## TASK OBJECTIVE
Extract only the first line of the listing and every line after it up to and including the one with "va='center', fontsize=17, fontweight='bold')". Omit the pictures.

— start —

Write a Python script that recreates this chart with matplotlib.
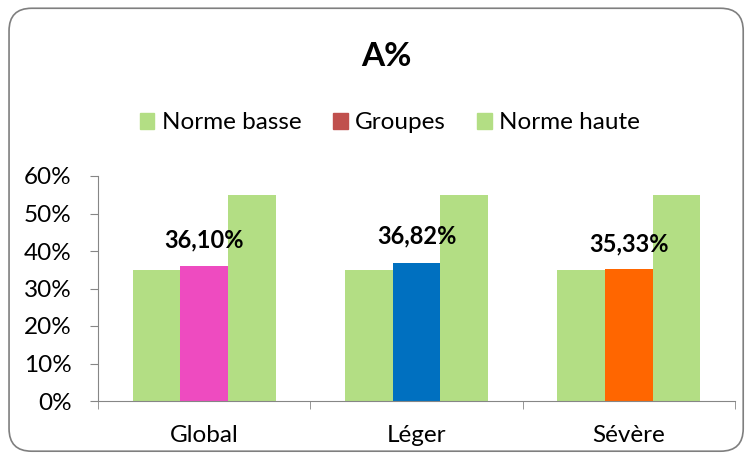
import numpy as np
import matplotlib.pyplot as plt
import matplotlib.patches as mpatches
from matplotlib.patches import FancyBboxPatch

plt.rcParams['font.family'] = ['Lato', 'DejaVu Sans']

categories = ['Global', 'Léger', 'Sévère']
norme_basse = [35, 35, 35]
groupes = [36.10, 36.82, 35.33]
norme_haute = [55, 55, 55]
groupe_colors = ['#EE4BC0', '#0070C0', '#FF6600']
value_labels = ['36,10%', '36,82%', '35,33%']
label_heights = [43, 44, 42]

green = '#B3DE84'
fig = plt.figure(figsize=(7.53, 4.59), dpi=100)

# rounded outer frame like the Excel chart area
frame = FancyBboxPatch((0.012, 0.017), 0.975, 0.965, boxstyle='round,pad=0,rounding_size=0.03',
                       transform=fig.transFigure, facecolor='white', edgecolor='#7F7F7F',
                       linewidth=1.2, mutation_aspect=753 / 459, zorder=-5)
fig.patches.append(frame)

ax = fig.add_axes([98 / 753, 1 - 401 / 459, 637 / 753, 225 / 459])
ax.patch.set_visible(False)
x = np.arange(len(categories))
w = 0.224
ax.bar(x - w, norme_basse, w, color=green, label='Norme basse')
ax.bar(x, groupes, w, color=groupe_colors, label='Groupes')
ax.bar(x + w, norme_haute, w, color=green, label='Norme haute')

for xi, txt, h in zip(x, value_labels, label_heights):
    ax.text(xi, h, txt, ha='center', va='center', fontsize=17, fontweight='bold')

ax.set_xlim(-0.5, 2.5)
ax.set_ylim(0, 60)
ax.set_yticks(range(0, 61, 10))
ax.set_yticklabels([f'{v}%' for v in range(0, 61, 10)])
ax.set_xticks(x)
ax.set_xticklabels(categories)
ax.set_xticks([-0.5, 0.5, 1.5, 2.5], minor=True)
ax.tick_params(axis='x', which='major', length=0, labelsize=17.5, pad=17)
ax.tick_params(axis='x', which='minor', length=6, direction='out', color='#868686')
ax.tick_params(axis='y', length=6, direction='out', color='#868686', labelsize=17.5, pad=13)
for s in ['top', 'right']:
    ax.spines[s].set_visible(False)
for s in ['left', 'bottom']:
    ax.spines[s].set_color('#868686')

# legend: Groupes swatch in the default red
labels = ['Norme basse', 'Groupes', 'Norme haute']
handles = [mpatches.Patch(color=green), mpatches.Patch(color='#C0504D'), mpatches.Patch(color=green)]
fig.legend(handles, labels, loc='center', bbox_to_anchor=(390 / 753, 1 - 123 / 459), ncol=3,
           frameon=False, fontsize=17.5, handlelength=0.6, handleheight=0.6, handletextpad=0.3,
           columnspacing=1.3)

fig.text(386 / 753, 1 - 57 / 459, 'A%', ha='center', va='center', fontsize=24, fontweight='bold')

fig.savefig('out.png', dpi=100)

— end —

## WRITTEN REPLY
Write a Python script that recreates this chart with matplotlib.
import numpy as np
import matplotlib.pyplot as plt
import matplotlib.patches as mpatches
from matplotlib.patches import FancyBboxPatch

plt.rcParams['font.family'] = ['Lato', 'DejaVu Sans']

categories = ['Global', 'Léger', 'Sévère']
norme_basse = [35, 35, 35]
groupes = [36.10, 36.82, 35.33]
norme_haute = [55, 55, 55]
groupe_colors = ['#EE4BC0', '#0070C0', '#FF6600']
value_labels = ['36,10%', '36,82%', '35,33%']
label_heights = [43, 44, 42]

green = '#B3DE84'
fig = plt.figure(figsize=(7.53, 4.59), dpi=100)

# rounded outer frame like the Excel chart area
frame = FancyBboxPatch((0.012, 0.017), 0.975, 0.965, boxstyle='round,pad=0,rounding_size=0.03',
                       transform=fig.transFigure, facecolor='white', edgecolor='#7F7F7F',
                       linewidth=1.2, mutation_aspect=753 / 459, zorder=-5)
fig.patches.append(frame)

ax = fig.add_axes([98 / 753, 1 - 401 / 459, 637 / 753, 225 / 459])
ax.patch.set_visible(False)
x = np.arange(len(categories))
w = 0.224
ax.bar(x - w, norme_basse, w, color=green, label='Norme basse')
ax.bar(x, groupes, w, color=groupe_colors, label='Groupes')
ax.bar(x + w, norme_haute, w, color=green, label='Norme haute')

for xi, txt, h in zip(x, value_labels, label_heights):
    ax.text(xi, h, txt, ha='center', va='center', fontsize=17, fontweight='bold')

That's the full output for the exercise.